Just before the pandemic, we were finishing a study examining the relationship between biological indicators of stress, perception of stress, life events, and lifestyle in UT undergrads. While it may have been easier to call it a day and move on, it occurred to our research team that re-engaging our study participants to better understand how these variables were being impacted by the COVID-19 pandemic could give us insights into the processes of psychological risk and resilience. We were able to pivot the study rapidly, deploy technology, and conduct virtual observations throughout the summer. Beyond the data that we’ve collected, this approach has given us insight into how to rapidly adapt methods to conduct “contactless” science, in which we collect information without face-to-face interaction. This is a skill that will likely serve us well as we launch into the next phase of Whole Communities–Whole Health.

For other ongoing studies, similar recruitment and study methods are now par for the course. Our Household Survey is now online, and we are learning more each day about the health and child development needs of Del Valle families. We’ve also launched a qualitative interview to assess how the COVID-19 pandemic has affected families. Through all these efforts, we are learning about communities and learning how to be resilient scientists ourselves.

Staying Together While We Are Apart

The current public health crisis is an ongoing threat to all. The risk of illness and death are real and visible. For families and children, COVID-19 brings with it obstacles to learning, socializing, maintaining work and finances and childcare. Being a parent myself, I am reminded every day of the challenges of trying to work from home while also meeting the intellectual, social, and emotional needs of a school-age child.

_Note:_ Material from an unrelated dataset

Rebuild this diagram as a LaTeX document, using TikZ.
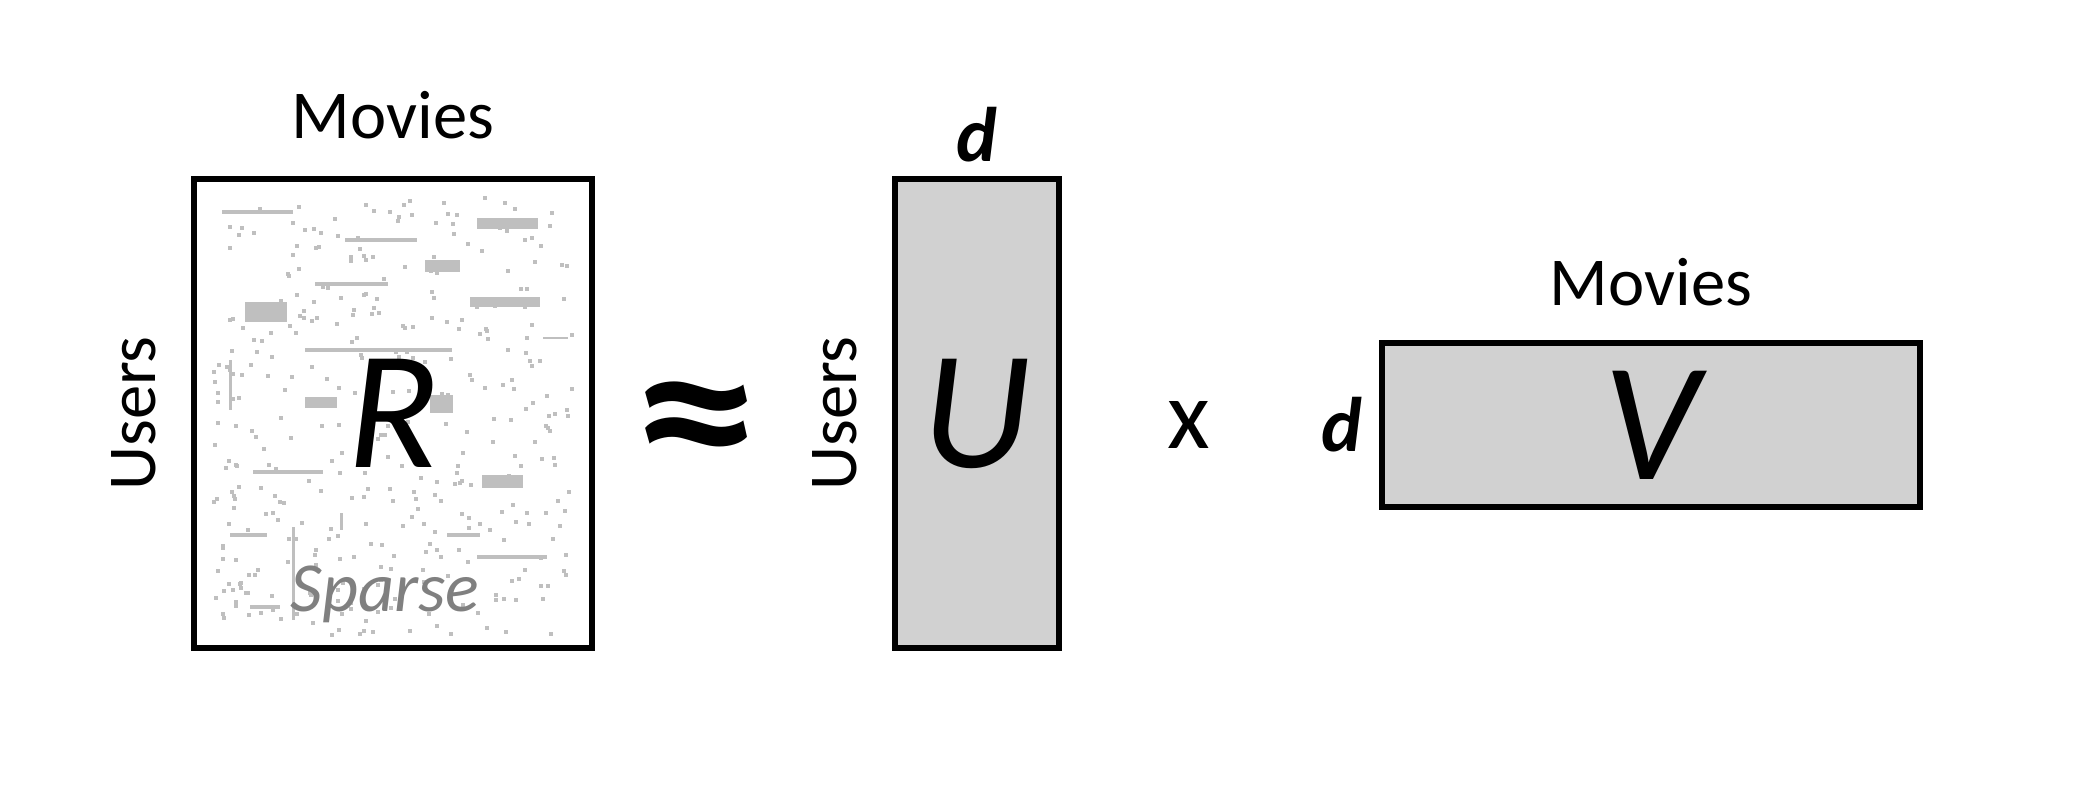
\documentclass[tikz,border=0pt]{standalone}
\usepackage{fontspec}
\setmainfont{Carlito}
\usetikzlibrary{positioning}

\begin{document}
\begin{tikzpicture}[
    x=0.01cm, y=-0.01cm,
    matbox/.style={draw,line width=1.7pt,inner sep=0pt},
    factor/.style={matbox,fill=black!18},
    axis/.style={font=\fontsize{19.5}{19.5}\selectfont,inner sep=0pt},
    letter/.style={font=\fontsize{48}{48}\selectfont\itshape},
    dim/.style={font=\fontsize{22}{22}\selectfont\bfseries\itshape,inner sep=0pt},
    sparsedot/.style={fill=black!25}
]
\useasboundingbox (0,0) rectangle (2094,790);

% ratings matrix
\node[matbox,minimum width=3.98cm,minimum height=4.69cm] (R) at (393,413.5) {};
\pgfmathsetseed{23}
\foreach \i in {1,...,380}{
    \pgfmathsetmacro{\dx}{212+rnd*360}
    \pgfmathsetmacro{\dy}{195+rnd*440}
    \fill[sparsedot] (\dx,\dy) rectangle ++(4,4);
}
\foreach \xa/\ya/\xb/\yb in {222/210/293/214, 477/218/538/229, 345/238/417/242,
    425/260/460/272, 315/282/388/286, 470/297/540/307, 245/302/287/322,
    305/348/452/352, 543/337/568/339, 305/397/337/408, 430/395/453/413,
    253/470/323/474, 482/475/523/488, 230/533/267/537, 477/555/547/559,
    292/527/295/620, 229/360/232/410, 340/513/343/530, 250/605/280/609,
    447/533/480/537}
    \fill[sparsedot] (\xa,\ya) rectangle (\xb,\yb);
\node[letter] (Rname) at (R.center) {R};
\node[font=\fontsize{20}{20}\selectfont\itshape,text=black!50] (sparse) at (385,594) {Sparse};
\node[axis,above=0.36cm of R] (moviesR) {Movies};
\node[axis,rotate=90,anchor=south] (usersR) at ([xshift=-0.34cm]R.west) {Users};

\node[font=\fontsize{60}{60}\selectfont\bfseries,xscale=1.2] (approx) at (697,432) {≈};

% user factors
\node[factor,minimum width=1.64cm,minimum height=4.69cm] (U) at (977,413.5) {};
\node[letter] (Uname) at (U.center) {U};
\node[dim,above=0.13cm of U] (dU) {d};
\node[axis,rotate=90,anchor=south] (usersU) at ([xshift=-0.34cm]U.west) {Users};

\node[font=\fontsize{28}{28}\selectfont] (times) at (1189,425) {x};

% movie factors
\node[factor,minimum width=5.38cm,minimum height=1.64cm] (V) at (1651,425) {};
\node[letter] (Vname) at (V.center) {V};
\node[dim,left=0.16cm of V] (dV) {d};
\node[axis,above=0.33cm of V] (moviesV) {Movies};
\end{tikzpicture}
\end{document}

Whole Communities–Whole Health has been engaging in efforts to support community needs through sharing resources focused on coping with stress, keeping families healthy and active, and keeping healthy homes. We developed both a new website and an “Ask a Scientist” portal to share our expertise on a broad range of topics related to COVID-19.

Working with Del Valle ISD, we distributed 2,460 activity bags to families to provide some fun and healthy activities to keep children engaged during the summer break. Thanks to our new Community Engagement Specialist, Shirene Garcia, this monumental effort was a great way for our team to connect to communities — keeping us together, even though we are apart.

The isolation that comes from efforts to keep everyone safe and healthy are not without costs, though. For many families in the Austin area and beyond, those costs are felt even more deeply due to a lack of access to the internet. With schools moving education online and the dependence on Wi-Fi for telemedicine and connection to loved ones near and far, the digital divide is highlighting inequities that persistently jeopardize the health and well-being of historically marginalized communities. Whole Communities–Whole Health has been active in discussions regarding internet access and how we can better leverage technology to keep all members of society connected with each other and with the services that are essential to everyday living in a pandemic and beyond.

Looking forward

A complex puzzle takes time to build. Whole Communities–Whole Health is entering a new phase of dynamic planning and partnership with communities that will help to position some important pieces of the puzzle on the board. However, we always need to be thinking of the pieces that might be missing. Understanding the sociocultural context of families and children requires consideration of racism, structural inequities, and the lapses in inclusiveness that are so salient in our times. As we forge ahead, we hope to broaden our perspectives and the diversity of our voices so that this initiative can meet the challenge of bridging the gap between science and advocacy.

About Frances Champagne

Frances Champagne, Ph.D, is a professor and the associate chair of the Department of Psychology at The University of Texas at Austin and chair of the Whole Communities–Whole Health Grand Challenge. Her research focuses on the epigenetic effects of environmental experiences on the brain and behavior.